Baader est surtout éloquent quand il développe ce dernier ordre d'idées, que le christianisme seul a fait nettement comprendre à l'humanité, en enseignant que l'élévation dans la région divine est une véritable régénération venue de Dieu, suivie d'une ingénération en Dieu, c'est-à-dire d'une unification avec lui. [page 391]

Comme les autres mystiques, Baader explique tous les problèmes, toutes les difficultés de l'état actuel, par la chute de la nature, suite de celle de l'homme et de la malédiction dont elle fut frappée avec lui. [Hoffmann, die Vorhalle zu Baader. — Lutterbeck, über den philosophischen Standpunkt Baaders, 1854.]

Ces vues séduisirent deux écrivains de puissante énergie et de grande érudition, Goerres et Molitor. Goerres les présenta sous des formes plus ecclésiastiques, plus sanctionnées par l'autorité de l'Église, dans son Histoire de la mystique chrétienne et d'autres ouvrages où toute la science humaine, la mythologie elle-même, est au service de l'idée religieuse et qui eurent de l'écho jusqu'en France. Molitor, encore plus mystique, s'attacha surtout à présenter la kabbale sous la forme d'une spéculation moderne et sous le jour complet que le christianisme est venu y répandre. [Philosophie der Geschichte oder über Tradition. Munster, 2e éd. 1853, 4 v.]

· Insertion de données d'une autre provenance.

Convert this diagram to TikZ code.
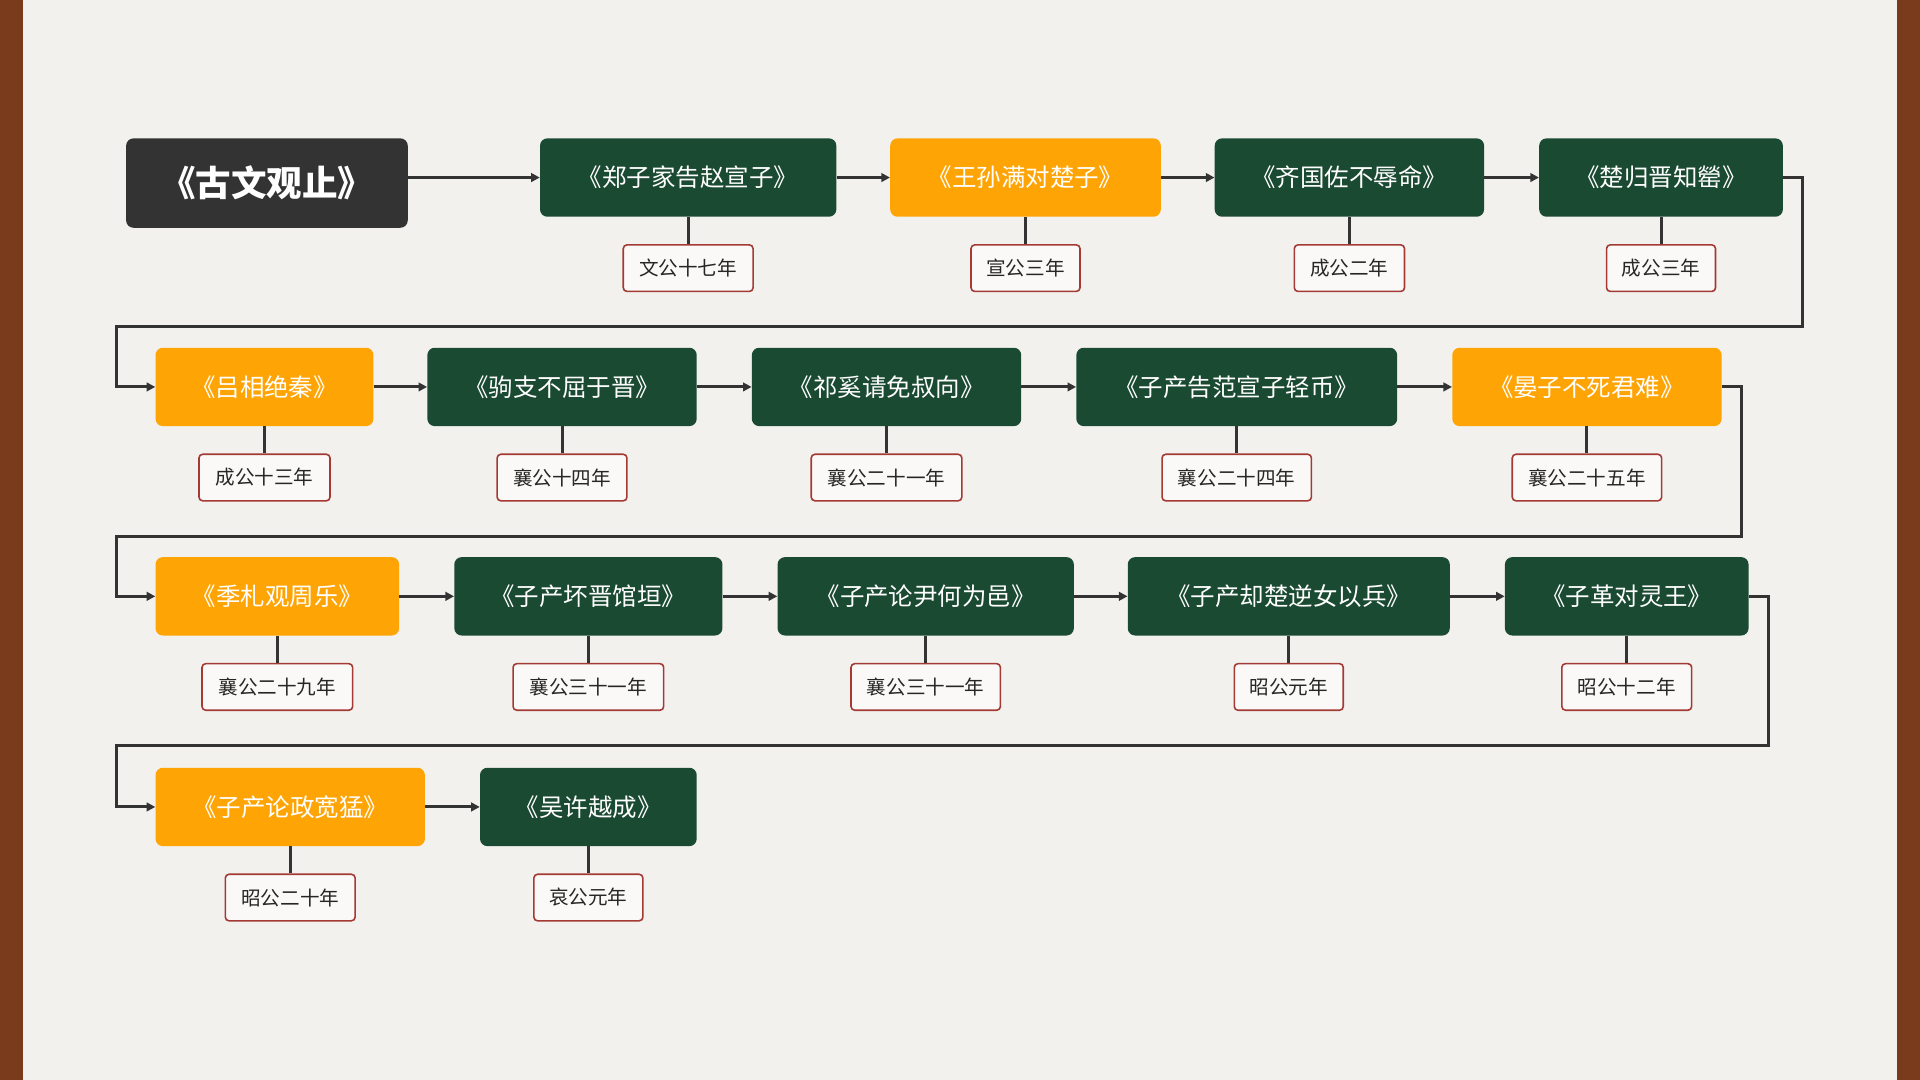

L'influence de Baader, dont les études étaient riches et variées, le caractère honorable et la piété très indépendante, fut à ce point profonde, malgré les bizarreries de son style et l'excentricité de son mysticisme, qu'elle amena les modifications empreintes d'une si haute pensée que M. de Schelling fit dans ses doctrines à partir de 1809. [Préface de la 2e édition de Baaders kleine Schriften, par M. Hoffmann.] Ses écrits embrassent les catégories suivantes : philosophie de la connaissance et philosophie fondamentale, philosophie de la nature, de l'esprit, de la société, de la religion, mélanges. Et partout éclate avec énergie l'idée : que le spiritualisme supernaturel qu'on n'a cessé d'opposer à un naturalisme vicieux dans la spéculation moderne, dès avant Descartes, n'est pas moins vicieux, en ce qu'il ne s'appuie que sur une des faces de la vérité. « Ne pas prendre son commencement en Dieu [comme fait Descartes, qui commence par le Moi], c'est [392] déjà le nier. » Il faut mettre : «Je suis pensé, je suis voulu, donc je suis. » Nous venons de dire que ces doctrines eurent de l'écho en France. Baader non seulement attirait notre jeunesse ; il publia deux de ses écrits en français. Actif jusqu'à ses derniers jours, il ne cessa de regarder comme sa grande mission de combattre le panthéisme dans ses formes principales et décidées, c'est-à-dire le bouddhisme, la kabbale, le spinosime [sic] et le système de l'identité.

En France, où la pensée religieuse s'était abaissée avec la pensée philosophique, travestie et parodiée plutôt que représentée par quelques publications de nos mauvais jours, la première se releva surtout aux accents d'un grand écrivain, qui faisait comprendre le christianisme lui-même tout en n'en prétendant peindre que le génie. Nous eûmes alors le spectacle de deux réactions, l'une philosophique, l'autre théologique, spiritualistes toutes deux, et, en fin de compte, chrétiennes l'une et l'autre, quoique se croyant ennemies et se combattant systématiquement avec un ensemble que l'esprit de corps peut seul donner aux études spéculatives. La spéculation étrangère, celle d'Allemagne et d'Angleterre, et en particulier les écrits de Kant, de Baader, de Jacobi, analysés dans nos journaux, et ceux de Frédéric Ancillon, publiés en français, ne furent pas étrangers à ce double mouvement qui est le grand intérêt des derniers temps.

Il eut cependant son cachet national dans la réaction théologique comme dans la réaction psychologique, l'une et l'autre amenées par l'abaissement où le sensualisme était tombé après Condillac.